Requirements:
Copy every line from the data below in which the string "React" can be found.

Given material:
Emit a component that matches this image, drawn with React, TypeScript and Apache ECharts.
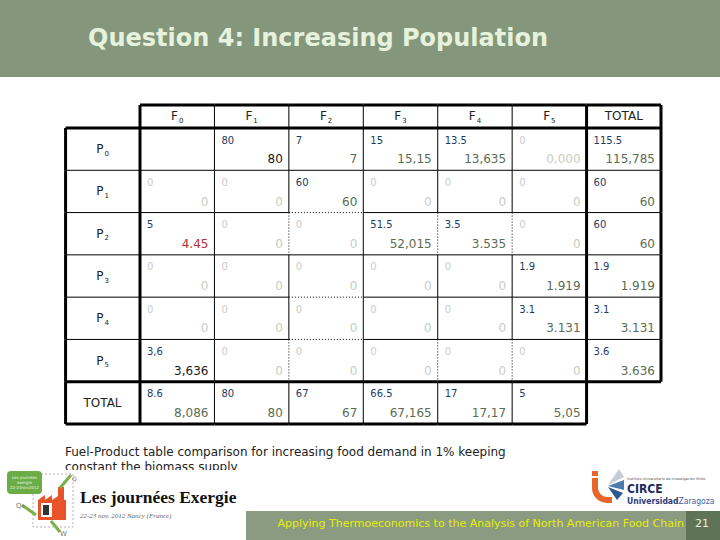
import React, { useEffect, useRef } from "react";
import * as echarts from "echarts";

// ---- Data ----
const fuelColumns = ["F0", "F1", "F2", "F3", "F4", "F5", "TOTAL"];
const productRows = ["P0", "P1", "P2", "P3", "P4", "P5", "TOTAL"];

// reference values (small, top-left of each cell)
const baseValues: string[][] = [
  ["", "80", "7", "15", "13.5", "0", "115.5"],
  ["0", "0", "60", "0", "0", "0", "60"],
  ["5", "0", "0", "51.5", "3.5", "0", "60"],
  ["0", "0", "0", "0", "0", "1.9", "1.9"],
  ["0", "0", "0", "0", "0", "3.1", "3.1"],
  ["3,6", "0", "0", "0", "0", "0", "3.6"],
  ["8.6", "80", "67", "66.5", "17", "5"],
];

// increased-demand values (large, bottom-right of each cell)
const newValues: string[][] = [
  ["", "80", "7", "15,15", "13,635", "0,000", "115,785"],
  ["0", "0", "60", "0", "0", "0", "60"],
  ["4.45", "0", "0", "52,015", "3.535", "0", "60"],
  ["0", "0", "0", "0", "0", "1.919", "1.919"],
  ["0", "0", "0", "0", "0", "3.131", "3.131"],
  ["3,636", "0", "0", "0", "0", "0", "3.636"],
  ["8,086", "80", "67", "67,165", "17,17", "5,05"],
];

// cells whose new value is highlighted (col, row)
const darkCells: [number, number][] = [[1, 0], [0, 5]];
const redCells: [number, number][] = [[0, 2]];

// dotted cell edges: [col, row, side]
const dottedEdges: [number, number, string][] = [
  [2, 1, "bottom"], [1, 2, "right"], [3, 2, "right"], [4, 2, "right"],
  [2, 3, "bottom"], [2, 4, "bottom"], [1, 5, "right"], [3, 5, "right"], [4, 5, "right"],
];

const isZero = (s: string) => s !== "" && parseFloat(s.replace(",", ".")) === 0;
const inList = (list: [number, number][], c: number, r: number) => list.some(([a, b]) => a === c && b === r);
const isDotted = (c: number, r: number, side: string) => dottedEdges.some(([a, b, s]) => a === c && b === r && s === side);

const subLabel = (v: string) => (v === "TOTAL" ? "{b|TOTAL}" : `{b|${v[0]}}{s|${v.slice(1)}}`);

export default function App() {
  const ref = useRef<HTMLDivElement>(null);
  useEffect(() => {
    if (!ref.current) return;
    const chart = echarts.init(ref.current, null, { renderer: "svg" });

    const cellData: number[][] = [];
    baseValues.forEach((row, r) => row.forEach((_, c) => cellData.push([c, r])));

    const thin = { stroke: "#000", lineWidth: 1 };
    const thick = { stroke: "#000", lineWidth: 3 };
    const dotted = { stroke: "#000", lineWidth: 1, lineDash: [1, 2] };

    const line = (x1: number, y1: number, x2: number, y2: number, style: any) => ({
      type: "line",
      shape: { x1, y1, x2, y2 },
      style,
    });

    const renderItem = (params: any, api: any) => {
      const c = api.value(0);
      const r = api.value(1);
      const [cx, cy] = api.coord([c, r]);
      const [w, h] = api.size([1, 1]);
      const x0 = cx - w / 2;
      const y0 = cy - h / 2;
      const x1 = x0 + w;
      const y1 = y0 + h;
      const children: any[] = [];
      const top = baseValues[r][c];
      const bot = newValues[r][c];

      if (top !== "") {
        children.push({
          type: "text",
          style: {
            text: top, x: x0 + 7, y: y0 + 12, align: "left", verticalAlign: "middle",
            fontFamily: "DejaVu Sans", fontSize: 10,
            fill: isZero(top) ? "#cccccc" : "#1e3a66",
          },
        });
      }
      if (bot !== "") {
        let fill = isZero(bot) ? "#c9cdc4" : "#5b6c52";
        if (inList(darkCells, c, r)) fill = "#1a1a1a";
        if (inList(redCells, c, r)) fill = "#b3303a";
        children.push({
          type: "text",
          style: {
            text: bot, x: x1 - 6, y: y1 - 11, align: "right", verticalAlign: "middle",
            fontFamily: "DejaVu Sans", fontSize: 12, fill,
          },
        });
      }

      // borders
      const rightStyle = c >= 5 ? thick : isDotted(c, r, "right") ? dotted : thin;
      const bottomStyle = r >= 5 ? thick : isDotted(c, r, "bottom") ? dotted : thin;
      children.push(line(x1, y0, x1, y1, rightStyle));
      children.push(line(x0, y1, x1, y1, bottomStyle));
      if (c === 0) {
        children.push(line(x0, y0, x0, y1, thick));
        // row label box
        children.push(line(x0 - w, y0, x0 - w, y1, thick));
        children.push(line(x0 - w, y1, x0, y1, r >= 5 ? thick : thin));
        if (r === 0) children.push(line(x0 - w, y0, x0, y0, thick));
      }
      if (r === 0) {
        children.push(line(x0, y0, x1, y0, thick));
        // header box
        const hy = y0 - 23;
        children.push(line(x0, hy, x1, hy, thick));
        children.push(line(x1, hy, x1, y0, c >= 5 ? thick : thin));
        if (c === 0) children.push(line(x0, hy, x0, y0, thick));
      }
      return { type: "group", children };
    };

    const axisRich = {
      b: { fontFamily: "DejaVu Sans", fontSize: 12, color: "#222", lineHeight: 16 },
      s: { fontFamily: "DejaVu Sans", fontSize: 7, color: "#222", lineHeight: 16, verticalAlign: "bottom", padding: [6, 0, 0, 1] },
    };

    const option: any = {
      animation: false,
      backgroundColor: "#ffffff",
      grid: { left: 140, right: 59, top: 128, bottom: 116 },
      xAxis: {
        type: "category",
        position: "top",
        data: fuelColumns,
        axisLine: { show: false },
        axisTick: { show: false },
        splitLine: { show: false },
        axisLabel: { margin: 4, formatter: subLabel, rich: axisRich },
      },
      yAxis: {
        type: "category",
        inverse: true,
        data: productRows,
        axisLine: { show: false },
        axisTick: { show: false },
        splitLine: { show: false },
        axisLabel: { margin: 37.5, align: "center", formatter: subLabel, rich: axisRich },
      },
      series: [
        {
          type: "custom",
          clip: false,
          data: cellData,
          renderItem,
          encode: { x: 0, y: 1 },
        },
      ],
      graphic: [
        // header band
        { type: "rect", shape: { x: 0, y: 0, width: 720, height: 77 }, style: { fill: "#84967c" }, z: -1 },
        {
          type: "text", x: 88, y: 38,
          style: {
            text: "Question 4: Increasing Population", fill: "#e6f2dc",
            fontFamily: "DejaVu Sans", fontWeight: "bold", fontSize: 24,
            verticalAlign: "middle",
          },
        },
        // caption
        {
          type: "text", x: 65, y: 452,
          style: {
            text: "Fuel-Product table comparison for increasing food demand in 1% keeping",
            fill: "#222", fontFamily: "DejaVu Sans", fontSize: 12, verticalAlign: "middle",
          },
        },
        {
          type: "text", x: 65, y: 467,
          style: {
            text: "constant the biomass supply",
            fill: "#222", fontFamily: "DejaVu Sans", fontSize: 12, verticalAlign: "middle",
          },
        },
        // footer cover
        { type: "rect", shape: { x: 0, y: 470, width: 720, height: 70 }, style: { fill: "#ffffff" } },
        // left logo
        { type: "rect", shape: { x: 33, y: 474, width: 40, height: 53 }, style: { fill: "none", stroke: "#c9a8b8", lineWidth: 1, lineDash: [2, 2] } },
        { type: "rect", shape: { x: 7, y: 471, width: 35, height: 23, r: 4 }, style: { fill: "#6aad46" } },
        {
          type: "text", x: 24.5, y: 482,
          style: { text: "Les journées\nexergie\n22-23nov2012", fill: "#eaf5e0", fontSize: 4, fontFamily: "DejaVu Sans", align: "center", verticalAlign: "middle", lineHeight: 5 },
        },
        {
          type: "polygon",
          shape: { points: [[38, 520], [38, 500], [45, 495], [45, 500], [52, 495], [52, 500], [58, 496], [58, 487], [64, 487], [64, 500], [66, 500], [66, 520]] },
          style: { fill: "#e8532a" },
        },
        { type: "rect", shape: { x: 41, y: 503, width: 11, height: 14 }, style: { fill: "#ffffff" } },
        { type: "rect", shape: { x: 43, y: 505, width: 6, height: 10 }, style: { fill: "#333" } },
        { type: "line", shape: { x1: 22, y1: 505, x2: 36, y2: 515 }, style: { stroke: "#7ab04a", lineWidth: 3 } },
        { type: "line", shape: { x1: 51, y1: 521, x2: 60, y2: 532 }, style: { stroke: "#7ab04a", lineWidth: 3 } },
        { type: "line", shape: { x1: 60, y1: 488, x2: 71, y2: 475 }, style: { stroke: "#7ab04a", lineWidth: 3 } },
        { type: "text", x: 16, y: 502, style: { text: "Q₀", fontSize: 7, fill: "#777", fontFamily: "DejaVu Sans" } },
        { type: "text", x: 60, y: 530, style: { text: "W", fontSize: 7, fill: "#777", fontFamily: "DejaVu Sans" } },
        { type: "text", x: 72, y: 475, style: { text: "Q", fontSize: 6, fill: "#777", fontFamily: "DejaVu Sans" } },
        {
          type: "text", x: 80, y: 497,
          style: { text: "Les journées Exergie", fill: "#111", fontFamily: "Liberation Serif", fontWeight: "bold", fontSize: 17.5, verticalAlign: "middle" },
        },
        {
          type: "text", x: 80, y: 516,
          style: { text: "22-23 nov. 2012 Nancy (France)", fill: "#666", fontFamily: "Liberation Serif", fontStyle: "italic", fontSize: 7, verticalAlign: "middle" },
        },
        // right logo
        { type: "arc", shape: { cx: 607, cy: 488, r: 12, startAngle: Math.PI / 2, endAngle: Math.PI, clockwise: true }, style: { stroke: "#e8662a", lineWidth: 6, fill: "none" } },
        { type: "rect", shape: { x: 592, y: 478, width: 6, height: 11 }, style: { fill: "#e8662a" } },
        { type: "rect", shape: { x: 592, y: 471, width: 6, height: 5 }, style: { fill: "#e8662a" } },
        { type: "rect", shape: { x: 606, y: 497, width: 6, height: 6 }, style: { fill: "#e8662a" } },
        { type: "polygon", shape: { points: [[608, 485], [619, 469], [624, 477]] }, style: { fill: "#c5ccd6" } },
        { type: "polygon", shape: { points: [[608, 486], [624, 480], [624, 490]] }, style: { fill: "#4a7bb3" } },
        { type: "polygon", shape: { points: [[608, 487], [623, 493], [617, 500]] }, style: { fill: "#2c5791" } },
        { type: "text", x: 627, y: 479, style: { text: "Instituto Universitario de Investigación Mixto", fill: "#555", fontSize: 3.5, fontFamily: "DejaVu Sans", verticalAlign: "middle" } },
        { type: "text", x: 627, y: 489, style: { text: "CIRCE", fill: "#1f2c5c", fontSize: 12, fontWeight: "bold", fontFamily: "DejaVu Sans Condensed", verticalAlign: "middle" } },
        {
          type: "text", x: 627, y: 501,
          style: {
            text: "{a|Universidad}{b|Zaragoza}", verticalAlign: "middle",
            rich: {
              a: { fontSize: 8.5, fontWeight: "bold", fill: "#2a3c7a", fontFamily: "DejaVu Sans Condensed" },
              b: { fontSize: 8.5, fill: "#3b5ea8", fontFamily: "DejaVu Sans Condensed" },
            },
          },
        },
        // footer bar
        { type: "rect", shape: { x: 246, y: 511, width: 440, height: 29 }, style: { fill: "#8a9b82" } },
        { type: "rect", shape: { x: 686, y: 511, width: 34, height: 29 }, style: { fill: "#5f7456" } },
        {
          type: "text", x: 684, y: 523,
          style: { text: "Applying Thermoeconomics to the Analysis of North American Food Chain", fill: "#e6ef00", fontFamily: "DejaVu Sans", fontSize: 11, align: "right", verticalAlign: "middle" },
        },
        {
          type: "text", x: 702, y: 523,
          style: { text: "21", fill: "#eef0dc", fontFamily: "DejaVu Sans", fontSize: 11, align: "center", verticalAlign: "middle" },
        },
      ],
    };
    chart.setOption(option);
    return () => chart.dispose();
  }, []);
  return <div ref={ref} style={{ position: "fixed", left: 0, top: 0, width: 720, height: 540 }} />;
}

Expected answer:
Emit a component that matches this image, drawn with React, TypeScript and Apache ECharts.
import React, { useEffect, useRef } from "react";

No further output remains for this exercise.